» Objective
Retype the opening lines of the listing below, ending with the line that contains "W, H = PAGE_W - 2 * OFF, PAGE_H - 2 * OFF", and leave out any pictures.

» Supplied information
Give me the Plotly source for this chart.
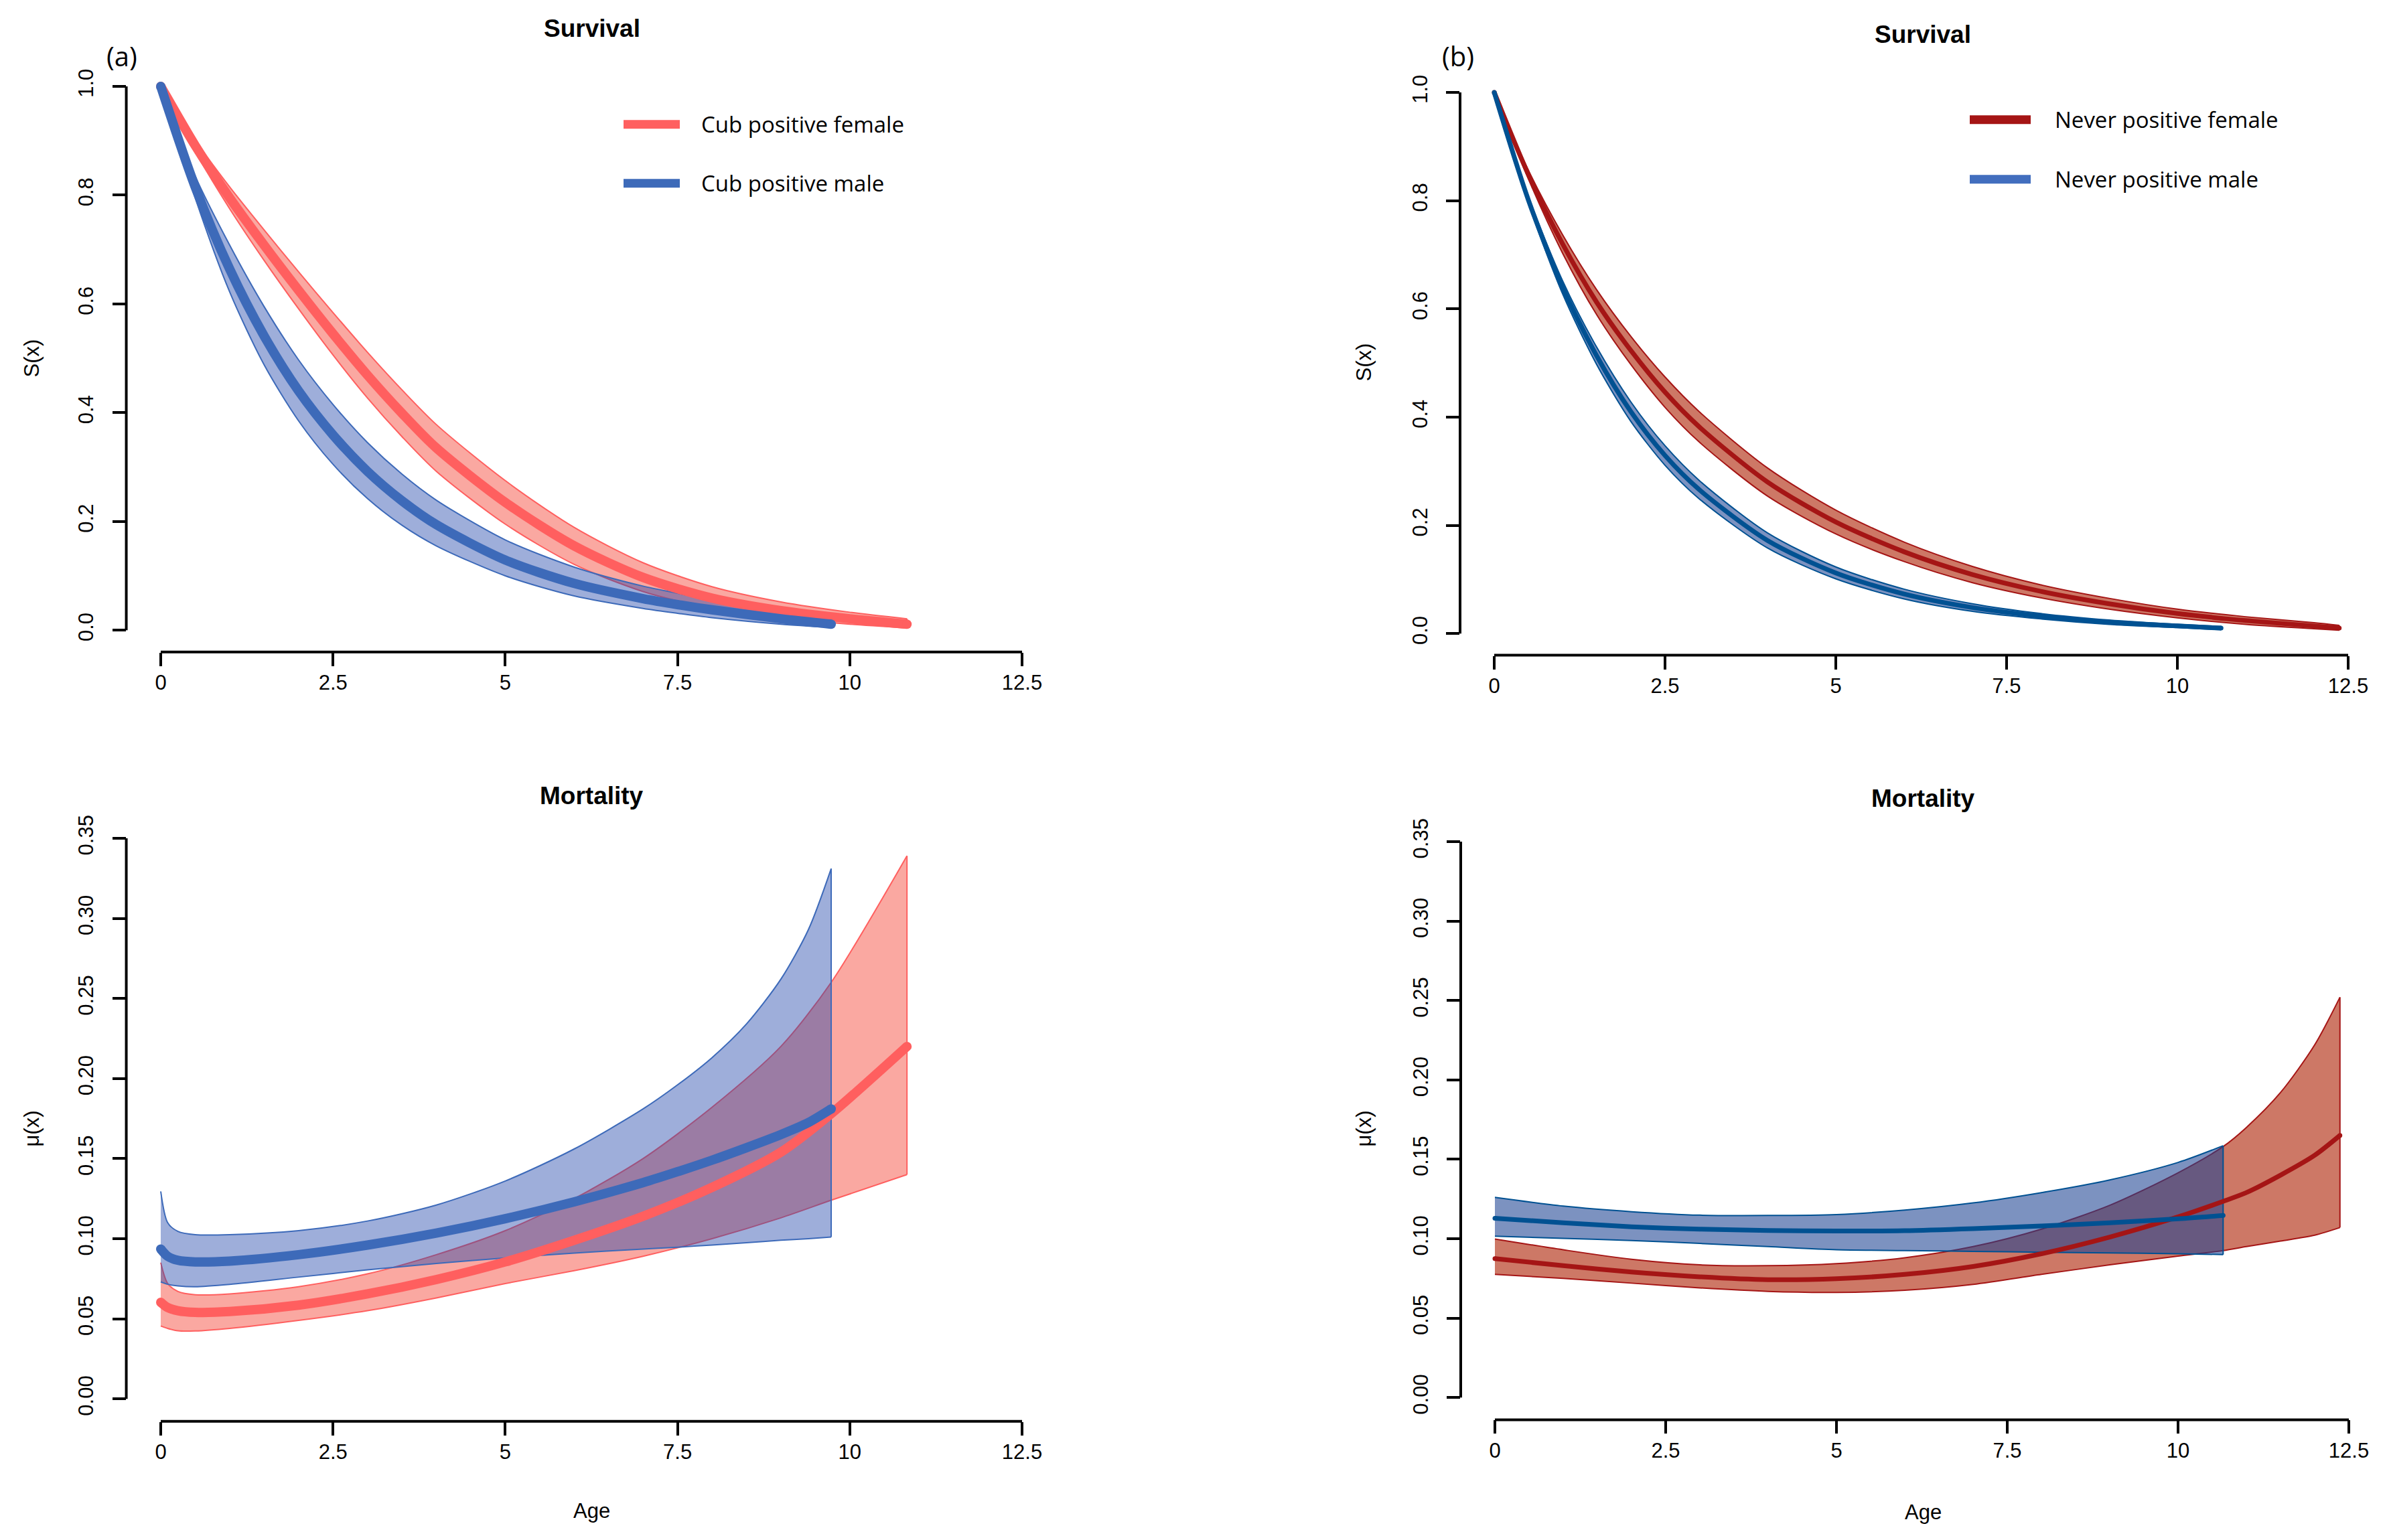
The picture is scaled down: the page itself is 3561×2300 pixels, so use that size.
import plotly.graph_objects as go

# page is 3561 x 2300; the html body has an 8 px margin, so the figure is drawn 8 px in
PAGE_W, PAGE_H, OFF = 3561, 2300, 8
W, H = PAGE_W - 2 * OFF, PAGE_H - 2 * OFF

# ---------------- DATA ----------------
# Panel (a) survival
A_SF_AGE = [0, 0.5, 1, 1.5, 2, 2.5, 3, 3.5, 4, 5, 6, 7, 8, 9, 10, 10.83]
A_SF = [1.000, 0.891, 0.795, 0.708, 0.625, 0.545, 0.469, 0.399, 0.335, 0.235, 0.155, 0.097, 0.059, 0.036, 0.021, 0.011]
A_SF_UP = [1.000, 0.901, 0.815, 0.736, 0.659, 0.584, 0.511, 0.442, 0.378, 0.275, 0.189, 0.124, 0.080, 0.052, 0.033, 0.021]
A_SF_LO = [1.000, 0.880, 0.775, 0.680, 0.591, 0.506, 0.427, 0.356, 0.292, 0.195, 0.121, 0.071, 0.040, 0.022, 0.011, 0.004]

A_SM_AGE = [0, 0.5, 1, 1.5, 2, 2.5, 3, 3.5, 4, 5, 6, 7, 7.5, 8, 9, 9.73]
A_SM = [1.000, 0.815, 0.664, 0.541, 0.440, 0.359, 0.292, 0.238, 0.194, 0.129, 0.086, 0.058, 0.047, 0.0375, 0.021, 0.011]
A_SM_UP = [1.000, 0.835, 0.708, 0.595, 0.497, 0.415, 0.345, 0.287, 0.239, 0.166, 0.116, 0.081, 0.068, 0.055, 0.034, 0.022]
A_SM_LO = [1.000, 0.795, 0.622, 0.488, 0.385, 0.305, 0.242, 0.193, 0.155, 0.100, 0.063, 0.040, 0.031, 0.023, 0.011, 0.005]

# Panel (b) survival
B_SF_AGE = [0, 0.5, 1, 1.5, 2, 2.5, 3, 4, 5, 6, 7, 8, 9, 10, 11, 12, 12.37]
B_SF = [1.000, 0.848, 0.720, 0.612, 0.523, 0.446, 0.382, 0.280, 0.206, 0.151, 0.109, 0.078, 0.055, 0.037, 0.024, 0.014, 0.010]
B_SF_UP = [1.000, 0.856, 0.737, 0.635, 0.549, 0.474, 0.410, 0.306, 0.228, 0.169, 0.124, 0.090, 0.065, 0.045, 0.031, 0.020, 0.015]
B_SF_LO = [1.000, 0.840, 0.703, 0.589, 0.497, 0.418, 0.354, 0.254, 0.184, 0.133, 0.094, 0.066, 0.045, 0.029, 0.017, 0.009, 0.006]

B_SM_AGE = [0, 0.5, 1, 1.5, 2, 2.5, 3, 4, 5, 6, 7, 8, 9, 10, 10.64]
B_SM = [1.000, 0.801, 0.640, 0.513, 0.410, 0.329, 0.266, 0.172, 0.112, 0.073, 0.048, 0.032, 0.021, 0.014, 0.010]
B_SM_UP = [1.000, 0.807, 0.652, 0.529, 0.428, 0.347, 0.283, 0.186, 0.123, 0.082, 0.055, 0.037, 0.025, 0.017, 0.013]
B_SM_LO = [1.000, 0.795, 0.628, 0.497, 0.392, 0.311, 0.249, 0.158, 0.101, 0.064, 0.041, 0.027, 0.017, 0.011, 0.007]

# Panel (a) mortality
A_MF_AGE = [0, 0.1, 0.25, 0.5, 1, 2, 3, 4, 5, 6, 7, 8, 9, 9.73, 10.83]
A_MF = [0.0603, 0.0570, 0.0550, 0.0540, 0.0545, 0.0585, 0.0655, 0.0745, 0.0855, 0.0990, 0.1140, 0.1320, 0.1540, 0.1780, 0.2200]
A_MF_UP = [0.0850, 0.0720, 0.0670, 0.0650, 0.0655, 0.0700, 0.0780, 0.0900, 0.1050, 0.1250, 0.1500, 0.1820, 0.2200, 0.2600, 0.3390]
A_MF_LO = [0.0455, 0.0440, 0.0425, 0.0424, 0.0440, 0.0490, 0.0550, 0.0630, 0.0720, 0.0800, 0.0890, 0.1000, 0.1130, 0.1240, 0.1400]

A_MM_AGE = [0, 0.1, 0.25, 0.5, 1, 2, 3, 4, 5, 6, 7, 7.5, 8, 8.5, 9, 9.4, 9.73]
A_MM = [0.0935, 0.0890, 0.0865, 0.0855, 0.0860, 0.0900, 0.0960, 0.1035, 0.1125, 0.1230, 0.1350, 0.1418, 0.1490, 0.1568, 0.1650, 0.1725, 0.1810]
A_MM_UP = [0.1295, 0.1100, 0.1045, 0.1025, 0.1025, 0.1050, 0.1110, 0.1210, 0.1360, 0.1560, 0.1810, 0.1960, 0.2130, 0.2340, 0.2620, 0.2930, 0.3310]
A_MM_LO = [0.0730, 0.0715, 0.0705, 0.0700, 0.0715, 0.0760, 0.0805, 0.0845, 0.0880, 0.0910, 0.0935, 0.0947, 0.0960, 0.0975, 0.0990, 0.1000, 0.1010]

# Panel (b) mortality
B_MF_AGE = [0, 1, 2, 3, 4, 5, 6, 7, 8, 9, 10, 10.66, 11, 11.5, 12, 12.37]
B_MF = [0.0874, 0.0830, 0.0790, 0.0760, 0.0742, 0.0748, 0.0775, 0.0825, 0.0905, 0.1010, 0.1137, 0.1235, 0.1290, 0.1400, 0.1525, 0.1650]
B_MF_UP = [0.0998, 0.0930, 0.0870, 0.0835, 0.0830, 0.0843, 0.0880, 0.0950, 0.1060, 0.1210, 0.1415, 0.1580, 0.1700, 0.1920, 0.2220, 0.2520]
B_MF_LO = [0.0775, 0.0750, 0.0720, 0.0690, 0.0668, 0.0662, 0.0675, 0.0712, 0.0775, 0.0835, 0.0890, 0.0925, 0.0950, 0.0985, 0.1022, 0.1070]

B_MM_AGE = [0, 1, 2, 3, 4, 5, 6, 7, 8, 9, 10, 10.66]
B_MM = [0.1128, 0.1100, 0.1075, 0.1060, 0.1052, 0.1048, 0.1050, 0.1063, 0.1080, 0.1100, 0.1125, 0.1146]
B_MM_UP = [0.1260, 0.1205, 0.1170, 0.1148, 0.1146, 0.1152, 0.1180, 0.1225, 0.1290, 0.1370, 0.1480, 0.1585]
B_MM_LO = [0.1016, 0.1002, 0.0988, 0.0970, 0.0950, 0.0930, 0.0925, 0.0920, 0.0915, 0.0910, 0.0905, 0.0900]

X_TICKS = [0, 2.5, 5, 7.5, 10, 12.5]
X_TICKTEXT = ["0", "2.5", "5", "7.5", "10", "12.5"]
S_TICKS = [0, 0.2, 0.4, 0.6, 0.8, 1.0]
S_TICKTEXT = ["0.0", "0.2", "0.4", "0.6", "0.8", "1.0"]
M_TICKS = [0, 0.05, 0.10, 0.15, 0.20, 0.25, 0.30, 0.35]
M_TICKTEXT = ["0.00", "0.05", "0.10", "0.15", "0.20", "0.25", "0.30", "0.35"]

LEGEND_A = ["Cub positive female", "Cub positive male"]
LEGEND_B = ["Never positive female", "Never positive male"]

# ---------------- STYLE ----------------
A_F_LINE, A_F_FILL = "#FF5F5F", "rgba(245,70,55,0.47)"
A_M_LINE, A_M_FILL = "#3D6AB9", "rgba(30,68,170,0.43)"
B_F_LINE, B_F_FILL = "#A51515", "rgba(172,30,0,0.60)"
B_M_LINE, B_M_FILL = "#005192", "rgba(30,68,147,0.58)"
B_M_LEG = "#426EBE"

RFONT = "Liberation Sans, Arial, Helvetica, sans-serif"
MFONT = "Open Sans, Lato, sans-serif"

# panel page-pixel geometry: (px of x=0, px of x=12.5, px of y=0, px of y=ymax, ymax)
PANELS = {
    "a_s": (240, 1526, 940, 127, 1.0),
    "b_s": (2231, 3506, 945, 136, 1.0),
    "a_m": (240, 1526, 2089, 1251, 0.35),
    "b_m": (2232, 3507, 2087, 1256, 0.35),
}


def fx_page(x):
    return (x - OFF) / W


def fy_page(y):
    return 1 - (y - OFF) / H


def geom(key):
    x0p, x1p, y0p, ytp, ymax = PANELS[key]
    ux = (x1p - x0p) / 12.5
    left = x0p - 0.5 * ux
    right = min(x0p + 13 * ux, OFF + W - 1)
    xr = [-0.5, -0.5 + (right - left) / ux]
    uy = (y0p - ytp) / ymax
    bottom, top = y0p + 0.04 * ymax * uy, ytp - 0.04 * ymax * uy
    return [fx_page(left), fx_page(right)], [fy_page(bottom), fy_page(top)], xr, [-0.04 * ymax, 1.04 * ymax]


fig = go.Figure()

axis_ids = {"a_s": ("x", "y"), "b_s": ("x2", "y2"), "a_m": ("x3", "y3"), "b_m": ("x4", "y4")}
SMOOTH = 0.8


def band(key, age, up, lo, fill, line, lw=2):
    xa, ya = axis_ids[key]
    fig.add_trace(go.Scatter(x=age, y=lo, mode="lines", line=dict(color=line, width=lw, shape="spline", smoothing=SMOOTH),
                             xaxis=xa, yaxis=ya, showlegend=False, hoverinfo="skip"))
    fig.add_trace(go.Scatter(x=age, y=up, mode="lines", fill="tonexty", fillcolor=fill,
                             line=dict(color=line, width=lw, shape="spline", smoothing=SMOOTH),
                             xaxis=xa, yaxis=ya, showlegend=False, hoverinfo="skip"))
    fig.add_trace(go.Scatter(x=[age[-1], age[-1]], y=[lo[-1], up[-1]], mode="lines",
                             line=dict(color=line, width=lw), xaxis=xa, yaxis=ya, showlegend=False, hoverinfo="skip"))


def curve(key, age, val, color, width):
    xa, ya = axis_ids[key]
    fig.add_trace(go.Scatter(x=age, y=val, mode="lines", line=dict(color=color, width=width, shape="spline", smoothing=SMOOTH),
                             xaxis=xa, yaxis=ya, showlegend=False, hoverinfo="skip"))
    fig.add_trace(go.Scatter(x=[age[0], age[-1]], y=[val[0], val[-1]], mode="markers",
                             marker=dict(color=color, size=width, line=dict(width=0)),
                             xaxis=xa, yaxis=ya, showlegend=False, hoverinfo="skip"))


# panel (a) survival
band("a_s", A_SF_AGE, A_SF_UP, A_SF_LO, A_F_FILL, A_F_LINE)
band("a_s", A_SM_AGE, A_SM_UP, A_SM_LO, A_M_FILL, A_M_LINE)
curve("a_s", A_SF_AGE, A_SF, A_F_LINE, 14)
curve("a_s", A_SM_AGE, A_SM, A_M_LINE, 14)
# panel (b) survival
band("b_s", B_SF_AGE, B_SF_UP, B_SF_LO, B_F_FILL, B_F_LINE)
band("b_s", B_SM_AGE, B_SM_UP, B_SM_LO, B_M_FILL, B_M_LINE)
curve("b_s", B_SF_AGE, B_SF, B_F_LINE, 7)
curve("b_s", B_SM_AGE, B_SM, B_M_LINE, 7)
# panel (a) mortality
band("a_m", A_MF_AGE, A_MF_UP, A_MF_LO, A_F_FILL, A_F_LINE)
band("a_m", A_MM_AGE, A_MM_UP, A_MM_LO, A_M_FILL, A_M_LINE)
curve("a_m", A_MF_AGE, A_MF, A_F_LINE, 14)
curve("a_m", A_MM_AGE, A_MM, A_M_LINE, 14)
# panel (b) mortality
band("b_m", B_MF_AGE, B_MF_UP, B_MF_LO, B_F_FILL, B_F_LINE)
band("b_m", B_MM_AGE, B_MM_UP, B_MM_LO, B_M_FILL, B_M_LINE)
curve("b_m", B_MF_AGE, B_MF, B_F_LINE, 7)
curve("b_m", B_MM_AGE, B_MM, B_M_LINE, 7)

layout = dict(width=W, height=H, margin=dict(l=0, r=0, t=0, b=0), paper_bgcolor="white", plot_bgcolor="white",
              showlegend=False)
shapes = []
for key, (xa, ya) in axis_ids.items():
    xd, yd, xr, yr = geom(key)
    ymax = PANELS[key][4]
    yt, ytt = (S_TICKS, S_TICKTEXT) if ymax == 1.0 else (M_TICKS, M_TICKTEXT)
    xname = "xaxis" + xa[1:]
    yname = "yaxis" + ya[1:]
    layout[xname] = dict(domain=xd, range=xr, anchor=ya, showgrid=False, zeroline=False, showline=False,
                         ticks="outside", ticklen=20, tickwidth=4, tickcolor="black",
                         tickvals=X_TICKS, ticktext=X_TICKTEXT, ticklabelstandoff=-2,
                         tickfont=dict(family=RFONT, size=31, color="black"))
    layout[yname] = dict(domain=yd, range=yr, anchor=xa, showgrid=False, zeroline=False, showline=False,
                         ticks="outside", ticklen=20, tickwidth=4, tickcolor="black",
                         tickvals=yt, ticktext=ytt, tickangle=-90, ticklabelstandoff=16,
                         tickfont=dict(family=RFONT, size=31, color="black"))
    # R-style axis lines spanning first to last tick
    fx = lambda v: (v - xr[0]) / (xr[1] - xr[0])
    fy = lambda v: (v - yr[0]) / (yr[1] - yr[0])
    shapes.append(dict(type="line", xref=xa + " domain", yref=ya + " domain", x0=fx(X_TICKS[0]), x1=fx(X_TICKS[-1]),
                       y0=0, y1=0, line=dict(color="black", width=4)))
    shapes.append(dict(type="line", xref=xa + " domain", yref=ya + " domain", x0=0, x1=0,
                       y0=fy(yt[0]), y1=fy(yt[-1]), line=dict(color="black", width=4)))

# legends (drawn as line samples + text)
for (x0, x1, y), col in [((931, 1015, 184), A_F_LINE), ((931, 1015, 272), A_M_LINE),
                         ((2941, 3032, 177), B_F_LINE), ((2941, 3032, 266), B_M_LEG)]:
    shapes.append(dict(type="line", xref="paper", yref="paper", x0=fx_page(x0), x1=fx_page(x1),
                       y0=fy_page(y), y1=fy_page(y), line=dict(color=col, width=13)))
layout["shapes"] = shapes

ann = []
def text(t, x, y, size, family=RFONT, bold=False, angle=0, xanchor="center"):
    ann.append(dict(text=("<b>%s</b>" % t) if bold else t, x=fx_page(x), y=fy_page(y), xref="paper", yref="paper",
                    xanchor=xanchor, yanchor="middle", showarrow=False, textangle=angle,
                    font=dict(family=family, size=size, color="black")))

text("Survival", 884, 41, 37, bold=True)
text("Survival", 2871, 50, 37, bold=True)
text("Mortality", 883, 1188, 37, bold=True)
text("Mortality", 2871, 1192, 37, bold=True)
text("Age", 883, 2256, 31)
text("Age", 2871, 2258, 31)
text("S(x)", 48, 534, 31, angle=-90)
text("S(x)", 2037, 540, 31, angle=-90)
text("μ(x)", 48, 1685, 31, angle=-90)
text("μ(x)", 2037, 1685, 31, angle=-90)
text("(a)", 182, 82, 40, family=MFONT)
text("(b)", 2177, 82, 40, family=MFONT)
text(LEGEND_A[0], 1045, 184, 33, family=MFONT, xanchor="left")
text(LEGEND_A[1], 1045, 272, 33, family=MFONT, xanchor="left")
text(LEGEND_B[0], 3066, 177, 33, family=MFONT, xanchor="left")
text(LEGEND_B[1], 3066, 266, 33, family=MFONT, xanchor="left")
layout["annotations"] = ann

fig.update_layout(**layout)
fig.write_html("out.html")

» Solution
Give me the Plotly source for this chart.
The picture is scaled down: the page itself is 3561×2300 pixels, so use that size.
import plotly.graph_objects as go

# page is 3561 x 2300; the html body has an 8 px margin, so the figure is drawn 8 px in
PAGE_W, PAGE_H, OFF = 3561, 2300, 8
W, H = PAGE_W - 2 * OFF, PAGE_H - 2 * OFF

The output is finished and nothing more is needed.